Francis McPeake abuse trial: Woman claims abuse ruined her life
A woman who claims she was abused by folk musician Francis McPeake when she was 15 has told his trial he robbed her of her childhood and ruined her life.
The 72-year-old denies 12 counts of sex offences against her.
The woman said she began a relationship with Mr McPeake when she attended his traditional music classes in 2009.
She said they met secretly to have sex, until her family became aware that the relationship may have been more than a teacher-pupil friendship.
The young woman, who cannot be named to protect her identity, said her family then confronted Mr McPeake and ordered them not see each other again.
However, she said at the time she believed she loved him and although her parents had banned her from his classes at the McPeake School of Music in Belfast, she continued to meet him in secret.
She claimed their relationship continued until she ended it in 2010.
Mr McPeake was in his late 60s at the time the abuse was alleged to have taken place.
Giving evidence on the opening day of the trial at Belfast Crown Court, the woman said: "I thought it was normal what we were doing, being with him. I thought he was my boyfriend."
She said that as a result of their relationship, she neglected her friends and lied to her family.
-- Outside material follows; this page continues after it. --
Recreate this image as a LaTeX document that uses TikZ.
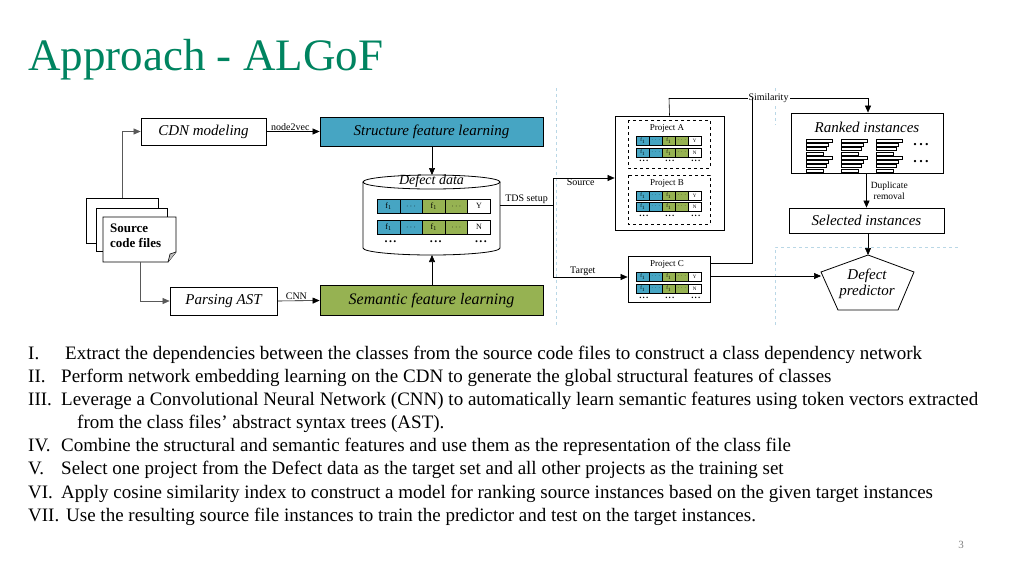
\documentclass[tikz,border=0pt]{standalone}
\usepackage{fontspec}
\setmainfont{Liberation Serif}
\usetikzlibrary{arrows.meta}
\definecolor{titlegreen}{RGB}{0,132,96}
\definecolor{sblue}{RGB}{70,165,195}
\definecolor{sgreen}{RGB}{150,178,82}
\definecolor{dashblue}{RGB}{185,215,230}
\newcommand\cellrow[6]{% x0 y0 w h letter fontsize
  \foreach \i/\c/\t in {0/sblue/f\textsubscript{1},1/sblue/$\cdots$,2/sgreen/f\textsubscript{1},3/sgreen/$\cdots$,4/white/#5}{
    \node[draw,fill=\c,minimum width=#3pt,minimum height=#4pt,inner sep=0pt,anchor=north west,font=\fontsize{#6}{#6}\selectfont] at ({#1+\i*#3},#2) {\t};}}
\newcommand\dotsrow[4]{% x0 y w fontsize
  \foreach \i in {0,1,2}{\node[font=\bfseries\fontsize{#4}{#4}\selectfont,inner sep=0pt] at ({#1+(2*\i+0.6)*#3},#2) {\textbf{.\hspace{0.12em}.\hspace{0.12em}.}};}}
\newcommand\stackicon[2]{%
  \foreach \k/\l in {0/26,1/22,2/20,3/17}{\draw[fill=white,line width=0.6pt] (#1,{#2+\k*4.3}) rectangle ++(\l,3);}}
\begin{document}
\begin{tikzpicture}[x=1pt,y=-1pt,
  box/.style={draw,line width=0.8pt,inner sep=0pt,font=\itshape\fontsize{15}{15}\selectfont},
  lab/.style={font=\fontsize{10}{10}\selectfont,inner sep=1pt},
  arr/.style={-{Triangle[length=7pt,width=6pt]},line width=0.6pt},
  ln/.style={line width=0.6pt}]
\useasboundingbox (0,0) rectangle (1024,576);
\node[anchor=base west,text=titlegreen,font=\fontsize{45}{45}\selectfont,inner sep=0pt] at (28,70) {Approach - ALGoF};

% dashed guides
\draw[dashblue,dashed,line width=0.8pt] (556,88) -- (556,325);
\draw[dashblue,dashed,line width=0.8pt] (775,88) -- (775,125);
\draw[dashblue,dashed,line width=0.8pt] (775,325) -- (775,247) -- (960,247);

% left part
\node[box,minimum width=125pt,minimum height=27pt] (cdn) at (203.5,131.5) {CDN modeling};
\node[box,fill=sblue,minimum width=223pt,minimum height=29pt] (sfl) at (431.5,131.5) {Structure feature learning};
\node[box,minimum width=107pt,minimum height=28pt] (ast) at (223.5,301) {Parsing AST};
\node[box,fill=sgreen,minimum width=223pt,minimum height=30pt,font=\itshape\fontsize{16}{16}\selectfont] (sem) at (431.5,300.5) {Semantic feature learning};

% source code files
\draw[line width=0.8pt,fill=white] (86,198) rectangle (158,243);
\draw[line width=0.8pt,fill=white] (96,208) rectangle (167,251);
\draw[line width=0.8pt,fill=white] (103,217) -- (176,217) -- (176,252) -- (168,262) -- (103,262) -- cycle;
\draw[line width=0.6pt,fill=lightgray] (168,262) -- (170,254) -- (176,252);
\node[align=left,anchor=north west,font=\bfseries\fontsize{13}{15}\selectfont,inner sep=0pt] (src) at (110,224) {Source\\code files};
\coordinate (srctop) at (122,198);
\coordinate (srcbot) at (140,262);
\draw[arr,gray!70!black] (srctop) |- (cdn.west);
\draw[arr,gray!70!black] (srcbot) |- (ast.west);
\draw[arr] (cdn.east) -- node[lab,above,pos=0.45]{node2vec} (sfl.west);
\draw[arr] (ast.east) -- node[lab,above,pos=0.45]{CNN} (sem.west);

% cylinder
\draw[line width=0.8pt,fill=white] (363,182) -- (363,248) arc[start angle=180,end angle=0,x radius=68.5,y radius=7] -- (500,182);
\draw[line width=0.8pt,fill=white] (431.5,182) ellipse[x radius=68.5,y radius=7];
\node[font=\itshape\fontsize{14}{14}\selectfont,inner sep=0pt] (dd) at (431.5,181) {Defect data};
\coordinate (cyltop) at (432,175);
\coordinate (cylbot) at (432,255);
\draw[arr] (sfl.south -| cyltop) -- (cyltop);
\draw[arr] (sem.north -| cylbot) -- (cylbot);
\cellrow{377}{199}{22.6}{14}{Y}{8}
\cellrow{377}{220}{22.6}{14}{N}{8}
\dotsrow{377}{242}{22.6}{12}

% TDS setup
\coordinate (tds) at (553,205);
\draw[ln] (500,205) -- node[lab,above]{TDS setup} (tds);
\draw[ln] (553,178) -- (553,277);
\node[draw,line width=0.8pt,minimum width=109pt,minimum height=114pt,inner sep=0] (ab) at (669.5,173) {};
\node[draw,line width=0.8pt,minimum width=82pt,minimum height=46pt,inner sep=0] (pc) at (669,279) {};
\draw[arr] (553,178) -- node[lab,below,pos=0.45]{Source} (ab.west |- 0,178);
\draw[arr] (553,277) -- node[lab,above,pos=0.4]{Target} (pc.west |- 0,277);

\draw[dashed,line width=0.8pt] (628,120) rectangle (710,168);
\draw[dashed,line width=0.8pt] (628,175) rectangle (710,224);
\node[lab,font=\fontsize{9}{9}\selectfont] (pa) at (667,128) {Project A};
\node[lab,font=\fontsize{9}{9}\selectfont] (pb) at (667,183) {Project B};
\node[lab,font=\fontsize{9}{9}\selectfont] (pcl) at (667,264) {Project C};
\cellrow{636}{136}{13}{9}{Y}{5}
\cellrow{636}{148}{13}{9}{N}{5}
\dotsrow{636}{161}{13}{9}
\cellrow{636}{191}{13}{9}{Y}{5}
\cellrow{636}{202}{13}{9}{N}{5}
\dotsrow{636}{216}{13}{9}
\cellrow{636}{272}{13}{9}{Y}{5}
\cellrow{636}{284}{13}{9}{N}{5}
\dotsrow{636}{298}{13}{9}

% right part
\node[box,minimum width=152pt,minimum height=60pt] (rank) at (867,143) {};
\node[font=\itshape\fontsize{15}{15}\selectfont,inner sep=0] at (867,127) {Ranked instances};
\stackicon{806}{139}\stackicon{841}{139}\stackicon{876}{139}
\stackicon{806}{156}\stackicon{841}{156}\stackicon{876}{156}
\node[font=\bfseries\fontsize{14}{14}\selectfont,inner sep=0] at (921,145) {\textbf{.\,.\,.}};
\node[font=\bfseries\fontsize{14}{14}\selectfont,inner sep=0] at (921,162) {\textbf{.\,.\,.}};
\node[box,minimum width=155pt,minimum height=25pt] (sel) at (866.5,220.5) {Selected instances};
\draw[arr] (rank.south -| sel.north) -- node[lab,right,align=center,font=\fontsize{9.5}{11}\selectfont,xshift=3pt]{Duplicate\\removal} (sel.north);
\coordinate (p1) at (868,255);
\draw[line width=0.8pt] (p1) -- (914,272) -- (898,310) -- (838,310) -- (821,272) -- cycle;
\node[font=\itshape\fontsize{15}{16}\selectfont,align=center,inner sep=0] (pred) at (867,284) {Defect\\predictor};
\draw[arr] (sel.south -| p1) -- (p1);
\draw[arr] (pc.east |- 0,276) -- (821,276);

\coordinate (sim) at (669,98);
\draw[ln] (ab.north) -- (sim);
\draw[arr] (sim) -- node[lab,pos=0.5,fill=white]{Similarity} (868,98) -- (rank.north -| 868,0);
\draw[ln] (pc.east |- 0,263) -- (752,263) -- (752,98);

% text
\begin{scope}[every node/.style={anchor=base west,inner sep=0pt,font=\fontsize{19}{19}\selectfont}]
\node at (28,359) {I.};
\node at (65,359) {Extract the dependencies between the classes from the source code files to construct a class dependency network};
\node at (28,382) {II.}; \node at (61,382) {Perform network embedding learning on the CDN to generate the global structural features of classes};
\node at (28,405) {III.}; \node at (61,405) {Leverage a Convolutional Neural Network (CNN) to automatically learn semantic features using token vectors extracted};
\node at (77,428) {from the class files’ abstract syntax trees (AST).};
\node at (28,451) {IV.}; \node at (61,451) {Combine the structural and semantic features and use them as the representation of the class file};
\node at (28,474) {V.}; \node at (61,474) {Select one project from the Defect data as the target set and all other projects as the training set};
\node at (28,498) {VI.}; \node at (61,498) {Apply cosine similarity index to construct a model for ranking source instances based on the given target instances};
\node at (28,521) {VII.}; \node at (66,521) {Use the resulting source file instances to train the predictor and test on the target instances.};
\end{scope}
\node[anchor=base,text=gray,font=\fontsize{11}{11}\selectfont] at (961,548) {3};
\end{tikzpicture}
\end{document}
The woman added: "When I started seeing Francie, looking back on it now I stopped living. I didn't really have a childhood then."
The court heard she reported the abuse to police in December 2012, shortly after meeting Mr McPeake by chance in Belfast city centre.
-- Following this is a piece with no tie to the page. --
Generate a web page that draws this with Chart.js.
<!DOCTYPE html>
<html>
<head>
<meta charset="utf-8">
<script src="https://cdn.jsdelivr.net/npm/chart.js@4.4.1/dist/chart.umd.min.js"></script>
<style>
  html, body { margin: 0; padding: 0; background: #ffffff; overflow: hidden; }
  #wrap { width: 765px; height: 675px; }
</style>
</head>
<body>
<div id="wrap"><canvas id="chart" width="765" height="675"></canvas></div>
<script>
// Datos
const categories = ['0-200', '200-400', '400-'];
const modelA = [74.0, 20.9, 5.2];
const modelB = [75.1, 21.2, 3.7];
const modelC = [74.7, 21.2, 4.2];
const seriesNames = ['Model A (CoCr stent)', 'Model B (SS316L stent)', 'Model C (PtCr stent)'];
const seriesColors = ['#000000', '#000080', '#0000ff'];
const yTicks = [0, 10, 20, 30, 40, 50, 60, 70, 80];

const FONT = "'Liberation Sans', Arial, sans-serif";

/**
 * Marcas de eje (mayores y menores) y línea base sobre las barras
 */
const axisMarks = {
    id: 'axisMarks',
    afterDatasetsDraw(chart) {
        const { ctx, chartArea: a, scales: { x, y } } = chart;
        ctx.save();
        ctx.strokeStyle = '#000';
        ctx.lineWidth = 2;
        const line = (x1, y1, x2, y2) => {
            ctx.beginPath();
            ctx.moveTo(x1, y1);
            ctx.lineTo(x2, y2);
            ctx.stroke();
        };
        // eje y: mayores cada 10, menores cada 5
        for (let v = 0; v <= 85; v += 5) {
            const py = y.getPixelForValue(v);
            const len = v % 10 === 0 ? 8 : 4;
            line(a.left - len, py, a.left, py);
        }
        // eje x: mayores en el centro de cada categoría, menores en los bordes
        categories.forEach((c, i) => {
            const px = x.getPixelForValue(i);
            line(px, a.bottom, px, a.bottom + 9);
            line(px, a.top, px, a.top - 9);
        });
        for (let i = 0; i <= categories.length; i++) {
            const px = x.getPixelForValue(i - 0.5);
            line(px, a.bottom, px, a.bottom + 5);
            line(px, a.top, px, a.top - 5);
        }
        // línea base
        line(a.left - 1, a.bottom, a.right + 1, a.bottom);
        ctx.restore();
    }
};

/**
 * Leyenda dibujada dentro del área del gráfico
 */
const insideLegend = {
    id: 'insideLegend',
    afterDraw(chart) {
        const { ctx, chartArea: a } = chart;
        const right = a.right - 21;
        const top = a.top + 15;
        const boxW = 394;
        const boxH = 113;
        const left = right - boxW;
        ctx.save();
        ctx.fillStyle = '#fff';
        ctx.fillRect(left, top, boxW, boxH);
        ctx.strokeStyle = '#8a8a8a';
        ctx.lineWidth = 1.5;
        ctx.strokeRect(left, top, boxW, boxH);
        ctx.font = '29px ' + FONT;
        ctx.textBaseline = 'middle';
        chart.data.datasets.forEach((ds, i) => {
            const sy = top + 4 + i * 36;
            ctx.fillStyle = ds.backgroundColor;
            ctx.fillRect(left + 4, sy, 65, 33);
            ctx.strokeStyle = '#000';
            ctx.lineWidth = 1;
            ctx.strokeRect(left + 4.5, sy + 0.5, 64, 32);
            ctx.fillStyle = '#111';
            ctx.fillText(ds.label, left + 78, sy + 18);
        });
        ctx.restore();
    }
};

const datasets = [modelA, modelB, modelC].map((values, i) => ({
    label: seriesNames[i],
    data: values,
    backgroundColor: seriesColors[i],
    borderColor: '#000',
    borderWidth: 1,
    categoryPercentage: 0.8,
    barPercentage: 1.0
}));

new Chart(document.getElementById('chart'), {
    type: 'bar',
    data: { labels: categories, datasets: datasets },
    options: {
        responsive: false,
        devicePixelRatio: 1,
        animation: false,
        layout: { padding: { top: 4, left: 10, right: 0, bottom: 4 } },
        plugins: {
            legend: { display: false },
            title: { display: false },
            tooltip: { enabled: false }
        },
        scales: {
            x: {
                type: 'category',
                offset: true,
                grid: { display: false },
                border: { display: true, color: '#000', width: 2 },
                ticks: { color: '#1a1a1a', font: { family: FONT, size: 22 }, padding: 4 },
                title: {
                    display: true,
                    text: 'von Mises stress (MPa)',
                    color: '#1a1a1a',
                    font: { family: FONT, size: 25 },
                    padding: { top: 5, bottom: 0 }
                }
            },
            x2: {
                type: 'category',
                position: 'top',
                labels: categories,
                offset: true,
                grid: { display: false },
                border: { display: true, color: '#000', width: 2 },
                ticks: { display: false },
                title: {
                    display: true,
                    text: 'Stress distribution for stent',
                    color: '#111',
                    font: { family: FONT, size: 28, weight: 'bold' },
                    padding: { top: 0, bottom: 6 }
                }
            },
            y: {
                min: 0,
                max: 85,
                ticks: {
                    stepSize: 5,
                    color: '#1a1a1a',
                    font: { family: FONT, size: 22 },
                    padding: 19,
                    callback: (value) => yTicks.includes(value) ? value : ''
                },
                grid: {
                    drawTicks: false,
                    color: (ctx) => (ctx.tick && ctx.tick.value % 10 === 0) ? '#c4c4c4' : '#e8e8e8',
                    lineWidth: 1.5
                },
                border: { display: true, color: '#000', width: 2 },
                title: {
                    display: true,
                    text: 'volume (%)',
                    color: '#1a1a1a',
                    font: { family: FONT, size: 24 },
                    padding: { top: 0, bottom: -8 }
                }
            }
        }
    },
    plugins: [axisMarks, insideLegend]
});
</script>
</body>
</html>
The woman said that at this stage she felt she had grown up, and went she met her former music teacher, he "acted as if everything was normal".
She said that when he asked her about school, she told him she had failed her exams and blamed him for her poor results.
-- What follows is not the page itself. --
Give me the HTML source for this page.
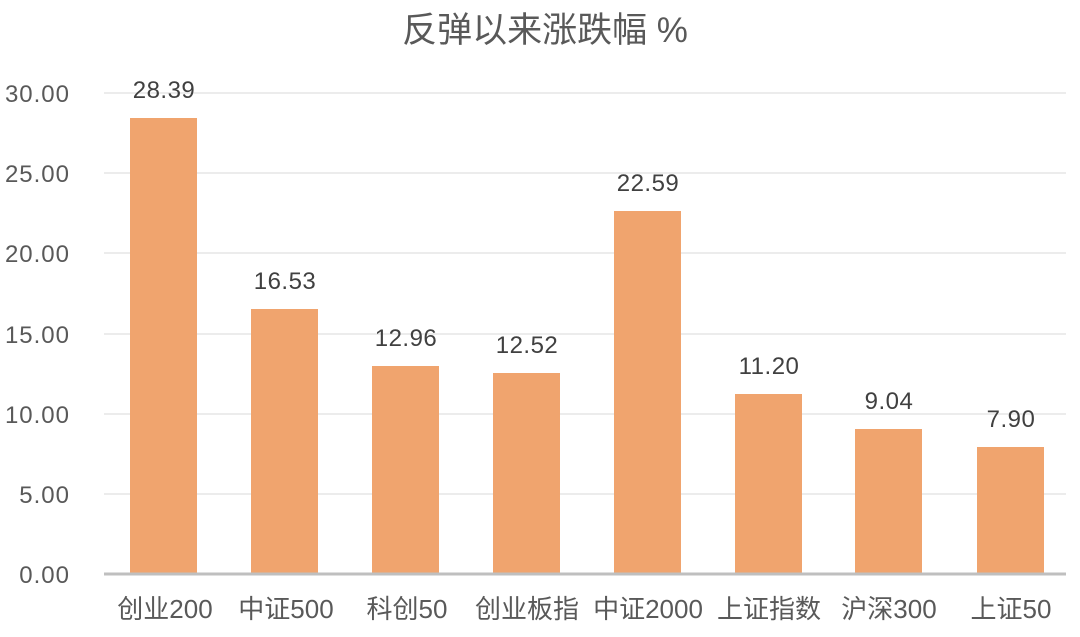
<!DOCTYPE html>
<html><head><meta charset="utf-8"><style>
html,body{margin:0;padding:0;background:#fff;}
svg{display:block;font-family:"Liberation Sans","Noto Sans CJK SC",sans-serif;}
</style></head><body>
<svg width="1080" height="637" viewBox="0 0 1080 637">
<text x="545" y="42" text-anchor="middle" font-size="35" fill="#595959">反弹以来涨跌幅 %</text>
<g stroke="#e6e6e6" stroke-width="1.5">
<line x1="104" x2="1066" y1="93" y2="93"/>
<line x1="104" x2="1066" y1="173" y2="173"/>
<line x1="104" x2="1066" y1="253" y2="253"/>
<line x1="104" x2="1066" y1="334" y2="334"/>
<line x1="104" x2="1066" y1="414" y2="414"/>
<line x1="104" x2="1066" y1="494" y2="494"/>
</g>
<g font-size="24" fill="#595959" text-anchor="end" letter-spacing="1">
<text x="70" y="102">30.00</text>
<text x="70" y="182">25.00</text>
<text x="70" y="262">20.00</text>
<text x="70" y="343">15.00</text>
<text x="70" y="423">10.00</text>
<text x="70" y="503">5.00</text>
<text x="70" y="583">0.00</text>
</g>
<g fill="#F0A46E">
<rect x="130" y="118" width="67" height="456"/>
<rect x="251" y="309" width="67" height="265"/>
<rect x="372" y="366" width="67" height="208"/>
<rect x="493" y="373" width="67" height="201"/>
<rect x="614" y="211" width="67" height="363"/>
<rect x="735" y="394" width="67" height="180"/>
<rect x="855" y="429" width="67" height="145"/>
<rect x="977" y="447" width="67" height="127"/>
</g>
<line x1="104" x2="1066" y1="574" y2="574" stroke="#bfbfbf" stroke-width="3"/>
<g font-size="24" fill="#404040" text-anchor="middle" letter-spacing="0.5">
<text x="164" y="98">28.39</text>
<text x="285" y="289">16.53</text>
<text x="406" y="346">12.96</text>
<text x="527" y="353">12.52</text>
<text x="648" y="191">22.59</text>
<text x="769" y="374">11.20</text>
<text x="889" y="409">9.04</text>
<text x="1011" y="427">7.90</text>
</g>
<g font-size="26" fill="#595959" text-anchor="middle">
<text x="165" y="618">创业200</text>
<text x="286" y="618">中证500</text>
<text x="407" y="618">科创50</text>
<text x="527" y="618">创业板指</text>
<text x="648" y="618">中证2000</text>
<text x="769" y="618">上证指数</text>
<text x="889" y="618">沪深300</text>
<text x="1011" y="618">上证50</text>
</g>
</svg>
</body></html>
She told him he had ruined her life and that she wanted to make him suffer as much as he had made her suffer.
The woman said: "I told him I was going to hurt him because he had hurt me and my family."
The court heard the musician voluntarily attended a police interview in the spring of 2013.
Mr McPeake's solicitor read out a statement on behalf of his client, that said: "I have never done anything with this child."
The statement also branded her allegations as "false, malicious and without foundation" and accused her of trying to destroy his life.
Under cross-examination, the woman admitted she knew of the fame surrounding the McPeake family and that she herself wanted to be a successful traditional Irish musician.
A defence lawyer put it to her that she "latched on to" his client and "tried to get his attention" when she was around him and that she became "fixated" on him.
The lawyer also suggested to the woman that she "sought out" Mr McPeake when she was having personal problems, and that in return he provided her with advice, help and guidance.
"He did everything to help you," the defence lawyer told the woman.
He added that the defendant "jumped when you clicked your fingers, because he felt you would do something to hurt yourself".
The lawyer told the jury it was Mr McPeake's case that no abuse occurred.